Lower that number and you will have reduced the entropy on the website. You will also have strengthened the website’s signal and lowered its noise. You will have strengthened your critical path and will have additional leads or revenue to show for it.
2. Quick Tests Can Be Valuable
As we talked a bit #7 Prove vs. Improve, the real shocker for user testing is that it can be done really quickly and with all kinds of leading questions. Essentially, think of a professional yet scientifically invalid test and it’s probably good enough for a basic user test.
The take away is another Krug-ism: “Test early and test often”.
1. There’s a Great UX Community
When we started this site it was a selfish endeavor to learn about web usability. I only use the word ‘selfish’ to mean that we did all of this for our own gratification. Yes, we hoped that what we put together would resonate with others. Yes, we hoped we’d find a cool existing community of people who are into UX which we could become part of and could learn from and contribute to. And yes, we hoped to reach out to a web ux company here and there.
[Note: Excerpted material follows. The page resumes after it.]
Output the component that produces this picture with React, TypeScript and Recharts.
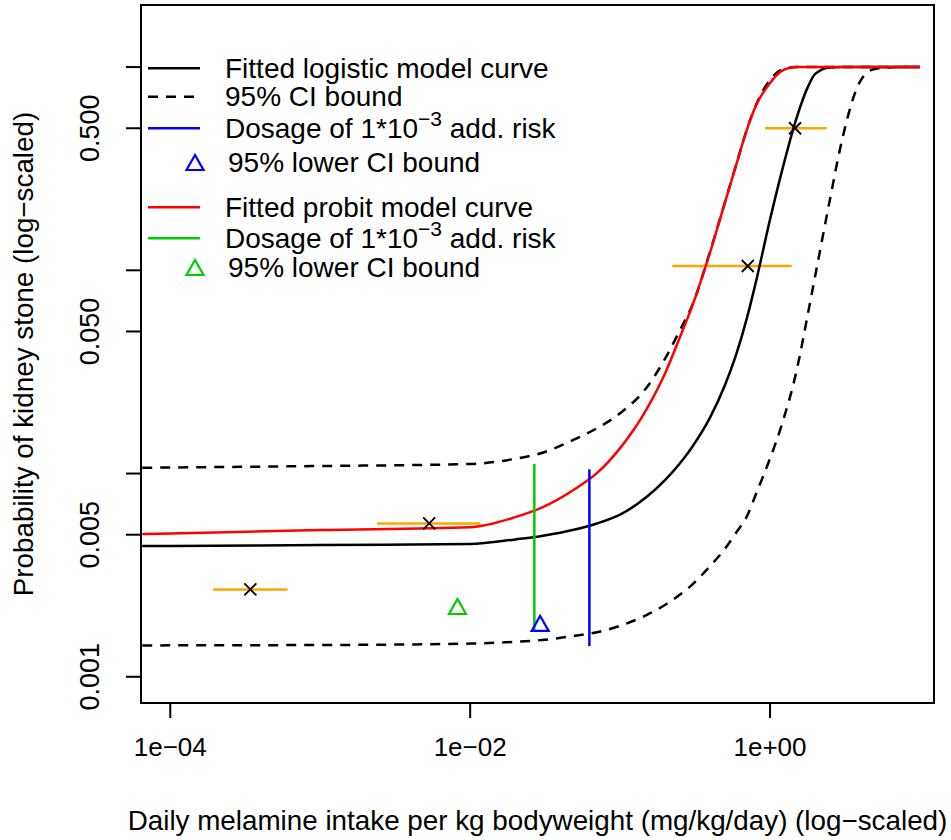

What we found exceeded our best expectations. Universally, the UX community seems to be made up of good folks who love to learn, are striving to get better, and who generally have a groovy outlook on things.
We’ve been lucky enough to talk to Rafael from Feng-GUI, Paul from Usabilla, and Rachit from Inspectlet. They were very generous with their time and their wisdom and we appreciate them taking the time to talk with us. Check out our Blogroll and Twitter … followees to find out our community.
In the coming weeks and months we hope to talk to loads more. We want to talk to people passionate about building a better user experience. Learning how to build sites that give users a better experience is what motivates us to do this website, to write these posts and to do the podcasts that we do. We’re fighting entropy and we’ve learned that we’re not alone.
There’s a whole wonderful community of developers, designers, interface experts and ux tool makers who are all fighting the good fight. We’re honored to be a part of it.